신경망 모델(Neural Network)
- Perceptron을 한 단위로 하는 네트워크를 구축하여, 인간의 신경세포(Neuron)와 유사한 기능을 하도록 제안

Perceptron - Single Layer

하나의 Perceptron은 단순히 다수의 입력과 가중치의 선형 결합을 계산하는 역할을 수행
Activation 함수에 따라 선형결합으로 생성되는 출력값이 결정
- Binary Threshold
- Sigmoid
- ReLU(Rectified Linear Unit)
- tanh

Multi-layer perceptron

Perceptron으로 구성된 Single Layer들이 Multi-layer를 만듦
- Input layer와 Output layer 사이에는 Hidden layer가 존재하여 Non-linear transformation 수행
Output layer에서 Softmax 함수를 통해 가장 큰 값을 손쉽게 알 수 있음
- Exponential 함수로 항상 양수 결과치가 도출되고 이를 통해 확률값을 도출

Neural Network 수행

mxnet 패키지는 R4.0 버전 이후부터 실행 불가

R 3.6.2버전 설치해서 실행 필요

# require mxnet
install.packages("https://github.com/jeremiedb/mxnet_winbin/raw/master/mxnet.zip",repos = NULL)
library(mxnet)

# If you have Error message "no package called XML or DiagrmmeR", then install
install.packages("XML")
install.packages("DiagrammeR")
#library(XML)
#library(DiagrammeR)

#devtools::install_github("rich-iannone/DiagrammeR")

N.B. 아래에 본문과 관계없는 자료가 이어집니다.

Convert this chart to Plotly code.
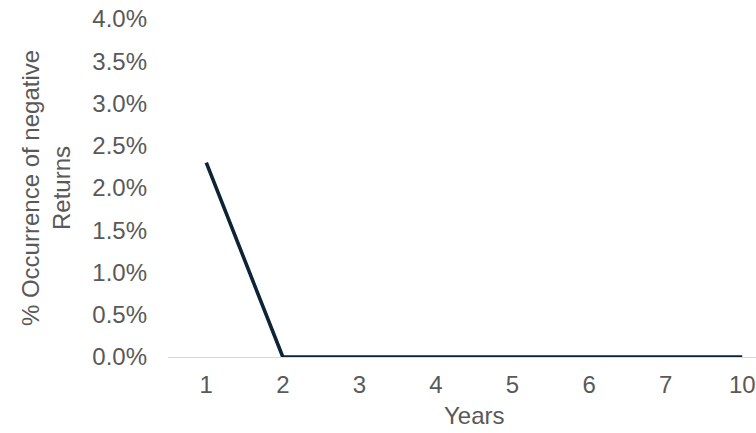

#install.packages('devtools')
#library(devtools)

데이터 불러오기

# read csv file
iris<-read.csv("data/week16_1/iris.csv")
attach(iris)

# change to numeric from character variable : Species
iris[,5] = as.numeric(iris[,5])-1
table(Species)
# check the data
head(iris, n=10)

학습데이터와 검증데이터

# split train & test dataset
# training (n=100)/ test data(n=50) 
set.seed(1000,sample.kind="Rounding")
N<-nrow(iris)
tr.idx<-sample(1:N, size=N*2/3, replace=FALSE)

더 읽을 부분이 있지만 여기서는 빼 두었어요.